American Dreamer (1984) is a funny thing - a screwball comedy out of its time, and an 80s movie firmly within it.
It stars Jobeth Williams as an ordinary housewife with an obnoxious husband and two precocious sons. She has one romantic ambition - to win a trip to Paris by writing a pastiche of her favorite dashing international spy hero, Rebecca Ryan.
She wins the trip and heads off alone when her husband forbids her to go. The scenes of her life at home with this conformist, controlling jerk are so oppressive that I could only keep watching because I knew she would be flying free soon. Once in Paris, she loses her purse and then her memory, and wakes up believing that she is Rebecca Ryan.
I guess this is a well-known plot device - for instance, see Highly Dangerous. It's not quite the normal-person-who-thinks-it's-all-a-game plot, like The Man Who Knew Too Little, but it's close. Because she thinks she's a great spy, Williams manages to always foil the plans of the real bad guys. She does this very well, being almost good enough to be believable, but bad enough to be ridiculous. For example, Rebecca Ryan is supposed to know 5 languages - the housewife Williams listened to language tapes, but the one or two phrases she does know turn out to be exactly the codewords that will turn the plot upside down.
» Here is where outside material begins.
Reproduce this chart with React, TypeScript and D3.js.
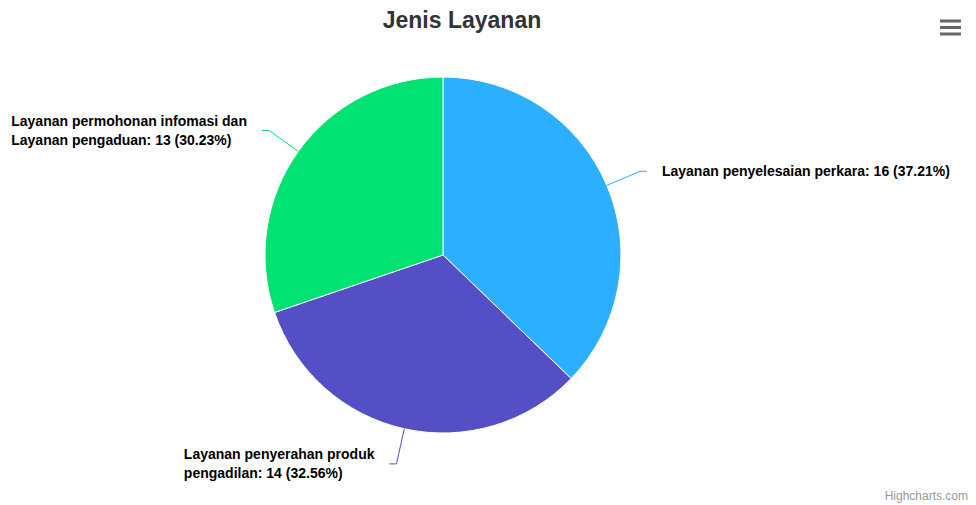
import React, { useEffect, useRef } from 'react';
import * as d3 from 'd3';

const title = 'Jenis Layanan';
const categories = [
  'Layanan penyelesaian perkara',
  'Layanan penyerahan produk pengadilan',
  'Layanan permohonan infomasi dan Layanan pengaduan',
];
const values = [16, 14, 13];
const colors = ['#2caffe', '#544fc5', '#00e272'];
const credits = 'Highcharts.com';

const W = 976;
const H = 505;

export default function App() {
  const ref = useRef<SVGSVGElement | null>(null);

  useEffect(() => {
    const svg = d3.select(ref.current);
    svg.selectAll('*').remove();

    const cx = 443;
    const cy = 255;
    const r = 178;
    const crookR = 214;
    const fontFamily = '"Liberation Sans", Arial, Helvetica, sans-serif';

    const total = d3.sum(values);
    const data = categories.map((c, i) => ({ name: c, value: values[i], color: colors[i] }));

    const pie = d3.pie<any>().sort(null).value((d: any) => d.value);
    const arcs = pie(data);
    const arc = d3.arc<any>().innerRadius(0).outerRadius(r);

    const g = svg.append('g').attr('transform', `translate(${cx},${cy})`);
    g.selectAll('path.slice')
      .data(arcs)
      .enter()
      .append('path')
      .attr('class', 'slice')
      .attr('d', arc as any)
      .attr('fill', (d: any) => d.data.color)
      .attr('stroke', '#ffffff')
      .attr('stroke-width', 1)
      .attr('stroke-linejoin', 'round');

    const labelsG = svg.append('g');

    arcs.forEach((a: any) => {
      const mid = (a.startAngle + a.endAngle) / 2;
      const sx = cx + r * Math.sin(mid);
      const sy = cy - r * Math.cos(mid);
      const kx = cx + crookR * Math.sin(mid);
      const ky = cy - crookR * Math.cos(mid);
      const right = Math.sin(mid) >= 0;
      const ex = kx + (right ? 7 : -7);
      const anchorX = kx + (right ? 22 : -22);

      labelsG
        .append('path')
        .attr('d', `M${sx},${sy}L${kx},${ky}L${ex},${ky}`)
        .attr('fill', 'none')
        .attr('stroke', a.data.color)
        .attr('stroke-width', 1);

      const pct = ((a.data.value / total) * 100).toFixed(2);
      const full = `${a.data.name}: ${a.data.value} (${pct}%)`;
      const maxW = right ? W - anchorX - 8 : Math.min(anchorX - 8, 250);

      const text = labelsG
        .append('text')
        .attr('font-family', fontFamily)
        .attr('font-size', 14)
        .attr('font-weight', 'bold')
        .attr('fill', '#000000');

      // word wrap using measurement
      const words = full.split(' ');
      const lines: string[] = [];
      let cur = '';
      const probe = text.append('tspan');
      words.forEach((w) => {
        const test = cur ? cur + ' ' + w : w;
        probe.text(test);
        const len = (probe.node() as SVGTSpanElement).getComputedTextLength();
        if (len > maxW && cur) {
          lines.push(cur);
          cur = w;
        } else {
          cur = test;
        }
      });
      if (cur) lines.push(cur);
      probe.remove();

      const lineH = 19;
      const widths: number[] = [];
      const tspans = lines.map((l) => {
        const t = text.append('tspan').text(l);
        widths.push((t.node() as SVGTSpanElement).getComputedTextLength());
        return t;
      });
      const bw = d3.max(widths) || 0;
      const x0 = right ? anchorX : anchorX - bw;
      const top = ky - (lines.length * lineH) / 2;
      tspans.forEach((t, i) => {
        t.attr('x', x0).attr('y', top + i * lineH + lineH / 2 + 5);
      });
    });

    // title
    svg
      .append('text')
      .attr('x', 462)
      .attr('y', 28)
      .attr('text-anchor', 'middle')
      .attr('font-family', fontFamily)
      .attr('font-size', 23)
      .attr('font-weight', 'bold')
      .attr('fill', '#333333')
      .text(title);

    // menu icon
    const menu = svg.append('g');
    [21, 27.5, 34].forEach((y) => {
      menu
        .append('line')
        .attr('x1', 940)
        .attr('x2', 961)
        .attr('y1', y)
        .attr('y2', y)
        .attr('stroke', '#666666')
        .attr('stroke-width', 3);
    });

    // credits
    svg
      .append('text')
      .attr('x', 968)
      .attr('y', 500)
      .attr('text-anchor', 'end')
      .attr('font-family', fontFamily)
      .attr('font-size', 12)
      .attr('fill', '#999999')
      .text(credits);
  }, []);

  return (
    <div style={{ position: 'absolute', left: 0, top: 0 }}>
      <svg ref={ref} width={W} height={H} style={{ display: 'block', background: '#ffffff' }} />
    </div>
  );
}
In another scene (actually, the same scene), she tries to drink a group of Russians under the table. Although she's soon smashed as hell, she thinks she's completely sober, and manages to play that just right - she's either a great unheralded physical comedian or Rick Rosenthal is a great comedy director.
One of the first thing she does in Paris is march into the hotel room that Rebecca Ryan famously lives in, to meet up with Tom Conti, who is the son of the author of the Ryan series. It's a perfectly written screwball scene, with Conti thinking she is the new secretary and Williams thinking he is her sidekick Dmitri. She begins by rifling through some papers on the desk.
Williams: What is this? (like, what are they doing on my desk?)
Conti: Just some papers to be filed. (for you to file)
Williams: No letters? (letters for me?)
Conti: No, just filing. (I don't need you to take dictation)
Two people having two different conversations using the same words.
By the way, I've always liked Tom Conti, although I don't think I've seen him in much (Reuben, Reuben is the only one I can think of). Here, he is kind of a Dustin Hoffman type - more charming than handsome, self-possessed, confident and totally thrown by the crazy lady he meets, as a screwball guy should be.
I think I've established that this is a screwball that would have worked in the 30s or 40s. But note - Williams goes on a Paris fashion jag (charging it all to Conti, of course) and comes up with the most 80s ensembles that don't include neon or leg warmers I've ever seen. I hope they were supposed to signify Williams' essentially tacky housewife taste, because they were the most aswful collection of shapeless, sexless, shawly schmattas I've ever seen.